Exercise instructions — Please transcribe the listing below in full and word for word, without its pictures.

[Data entries]
..............................
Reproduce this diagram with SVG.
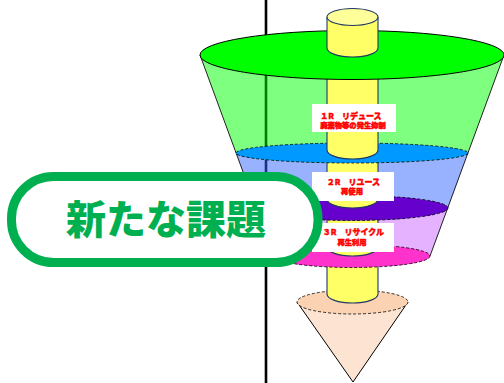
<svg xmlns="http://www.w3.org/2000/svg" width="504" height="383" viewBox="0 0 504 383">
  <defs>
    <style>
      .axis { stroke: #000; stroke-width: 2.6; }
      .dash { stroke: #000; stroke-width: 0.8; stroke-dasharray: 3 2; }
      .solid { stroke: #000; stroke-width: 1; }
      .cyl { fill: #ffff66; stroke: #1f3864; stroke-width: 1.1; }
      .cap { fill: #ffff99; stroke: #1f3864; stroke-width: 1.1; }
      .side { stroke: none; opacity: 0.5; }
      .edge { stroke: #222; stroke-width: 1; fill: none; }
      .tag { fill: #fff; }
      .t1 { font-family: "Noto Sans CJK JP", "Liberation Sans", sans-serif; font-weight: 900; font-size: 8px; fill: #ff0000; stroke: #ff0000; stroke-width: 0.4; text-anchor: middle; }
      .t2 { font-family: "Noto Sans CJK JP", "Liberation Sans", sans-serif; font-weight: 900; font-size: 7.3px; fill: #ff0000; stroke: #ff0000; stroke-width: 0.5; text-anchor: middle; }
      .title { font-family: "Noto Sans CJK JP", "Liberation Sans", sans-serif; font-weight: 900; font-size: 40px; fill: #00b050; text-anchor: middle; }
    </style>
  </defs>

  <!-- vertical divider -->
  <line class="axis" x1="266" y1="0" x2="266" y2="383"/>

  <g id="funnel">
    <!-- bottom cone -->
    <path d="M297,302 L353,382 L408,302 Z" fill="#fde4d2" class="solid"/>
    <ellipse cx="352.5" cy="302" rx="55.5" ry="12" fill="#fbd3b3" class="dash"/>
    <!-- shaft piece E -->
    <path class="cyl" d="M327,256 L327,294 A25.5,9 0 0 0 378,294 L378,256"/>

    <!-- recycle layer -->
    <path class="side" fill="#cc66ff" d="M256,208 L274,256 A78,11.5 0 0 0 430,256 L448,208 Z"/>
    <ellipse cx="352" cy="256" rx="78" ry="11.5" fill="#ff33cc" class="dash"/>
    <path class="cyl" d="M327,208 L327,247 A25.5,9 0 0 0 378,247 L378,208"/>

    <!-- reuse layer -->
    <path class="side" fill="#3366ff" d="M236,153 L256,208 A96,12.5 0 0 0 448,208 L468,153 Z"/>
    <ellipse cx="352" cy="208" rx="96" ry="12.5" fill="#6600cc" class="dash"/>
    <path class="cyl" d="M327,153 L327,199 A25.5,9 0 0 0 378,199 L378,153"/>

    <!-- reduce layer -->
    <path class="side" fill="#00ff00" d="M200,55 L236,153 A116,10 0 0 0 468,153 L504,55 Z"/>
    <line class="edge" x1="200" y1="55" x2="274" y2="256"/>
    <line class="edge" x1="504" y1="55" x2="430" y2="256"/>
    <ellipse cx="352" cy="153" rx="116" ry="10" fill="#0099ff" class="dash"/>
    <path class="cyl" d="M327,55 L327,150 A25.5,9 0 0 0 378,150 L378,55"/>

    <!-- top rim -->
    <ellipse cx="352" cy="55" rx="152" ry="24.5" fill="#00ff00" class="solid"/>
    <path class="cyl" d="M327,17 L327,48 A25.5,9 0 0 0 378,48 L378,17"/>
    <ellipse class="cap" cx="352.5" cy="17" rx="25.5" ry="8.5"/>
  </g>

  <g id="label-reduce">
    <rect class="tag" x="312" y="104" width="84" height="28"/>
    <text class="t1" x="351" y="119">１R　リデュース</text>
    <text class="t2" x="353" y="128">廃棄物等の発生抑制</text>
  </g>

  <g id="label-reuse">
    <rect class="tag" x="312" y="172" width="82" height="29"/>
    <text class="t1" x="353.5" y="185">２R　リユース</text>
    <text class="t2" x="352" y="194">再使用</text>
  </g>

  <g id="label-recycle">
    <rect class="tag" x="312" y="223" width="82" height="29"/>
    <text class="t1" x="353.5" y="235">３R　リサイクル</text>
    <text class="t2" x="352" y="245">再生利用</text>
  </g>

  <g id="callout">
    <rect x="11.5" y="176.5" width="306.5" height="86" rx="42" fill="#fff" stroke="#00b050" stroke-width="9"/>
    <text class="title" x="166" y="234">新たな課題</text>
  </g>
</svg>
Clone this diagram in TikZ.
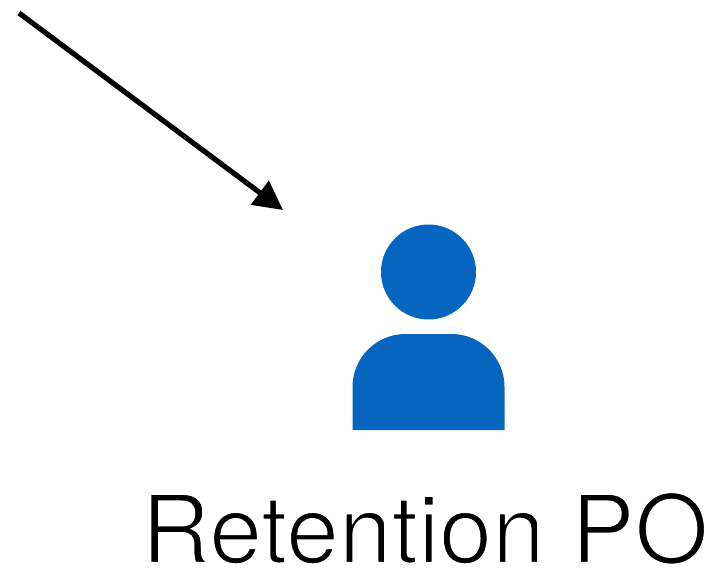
..............................
Completed exercise —
Reproduce this diagram with SVG.
<svg xmlns="http://www.w3.org/2000/svg" width="504" height="383" viewBox="0 0 504 383">
  <defs>
    <style>
      .axis { stroke: #000; stroke-width: 2.6; }
      .dash { stroke: #000; stroke-width: 0.8; stroke-dasharray: 3 2; }
      .solid { stroke: #000; stroke-width: 1; }
      .cyl { fill: #ffff66; stroke: #1f3864; stroke-width: 1.1; }
      .cap { fill: #ffff99; stroke: #1f3864; stroke-width: 1.1; }
      .side { stroke: none; opacity: 0.5; }
      .edge { stroke: #222; stroke-width: 1; fill: none; }
      .tag { fill: #fff; }
      .t1 { font-family: "Noto Sans CJK JP", "Liberation Sans", sans-serif; font-weight: 900; font-size: 8px; fill: #ff0000; stroke: #ff0000; stroke-width: 0.4; text-anchor: middle; }
      .t2 { font-family: "Noto Sans CJK JP", "Liberation Sans", sans-serif; font-weight: 900; font-size: 7.3px; fill: #ff0000; stroke: #ff0000; stroke-width: 0.5; text-anchor: middle; }
      .title { font-family: "Noto Sans CJK JP", "Liberation Sans", sans-serif; font-weight: 900; font-size: 40px; fill: #00b050; text-anchor: middle; }
    </style>
  </defs>

  <!-- vertical divider -->
  <line class="axis" x1="266" y1="0" x2="266" y2="383"/>

  <g id="funnel">
    <!-- bottom cone -->
    <path d="M297,302 L353,382 L408,302 Z" fill="#fde4d2" class="solid"/>
    <ellipse cx="352.5" cy="302" rx="55.5" ry="12" fill="#fbd3b3" class="dash"/>
    <!-- shaft piece E -->
    <path class="cyl" d="M327,256 L327,294 A25.5,9 0 0 0 378,294 L378,256"/>

    <!-- recycle layer -->
    <path class="side" fill="#cc66ff" d="M256,208 L274,256 A78,11.5 0 0 0 430,256 L448,208 Z"/>
    <ellipse cx="352" cy="256" rx="78" ry="11.5" fill="#ff33cc" class="dash"/>
    <path class="cyl" d="M327,208 L327,247 A25.5,9 0 0 0 378,247 L378,208"/>

    <!-- reuse layer -->
    <path class="side" fill="#3366ff" d="M236,153 L256,208 A96,12.5 0 0 0 448,208 L468,153 Z"/>
    <ellipse cx="352" cy="208" rx="96" ry="12.5" fill="#6600cc" class="dash"/>
    <path class="cyl" d="M327,153 L327,199 A25.5,9 0 0 0 378,199 L378,153"/>

    <!-- reduce layer -->
    <path class="side" fill="#00ff00" d="M200,55 L236,153 A116,10 0 0 0 468,153 L504,55 Z"/>
    <line class="edge" x1="200" y1="55" x2="274" y2="256"/>
    <line class="edge" x1="504" y1="55" x2="430" y2="256"/>
    <ellipse cx="352" cy="153" rx="116" ry="10" fill="#0099ff" class="dash"/>
    <path class="cyl" d="M327,55 L327,150 A25.5,9 0 0 0 378,150 L378,55"/>

    <!-- top rim -->
    <ellipse cx="352" cy="55" rx="152" ry="24.5" fill="#00ff00" class="solid"/>
    <path class="cyl" d="M327,17 L327,48 A25.5,9 0 0 0 378,48 L378,17"/>
    <ellipse class="cap" cx="352.5" cy="17" rx="25.5" ry="8.5"/>
  </g>

  <g id="label-reduce">
    <rect class="tag" x="312" y="104" width="84" height="28"/>
    <text class="t1" x="351" y="119">１R　リデュース</text>
    <text class="t2" x="353" y="128">廃棄物等の発生抑制</text>
  </g>

  <g id="label-reuse">
    <rect class="tag" x="312" y="172" width="82" height="29"/>
    <text class="t1" x="353.5" y="185">２R　リユース</text>
    <text class="t2" x="352" y="194">再使用</text>
  </g>

  <g id="label-recycle">
    <rect class="tag" x="312" y="223" width="82" height="29"/>
    <text class="t1" x="353.5" y="235">３R　リサイクル</text>
    <text class="t2" x="352" y="245">再生利用</text>
  </g>

  <g id="callout">
    <rect x="11.5" y="176.5" width="306.5" height="86" rx="42" fill="#fff" stroke="#00b050" stroke-width="9"/>
    <text class="title" x="166" y="234">新たな課題</text>
  </g>
</svg>
Clone this diagram in TikZ.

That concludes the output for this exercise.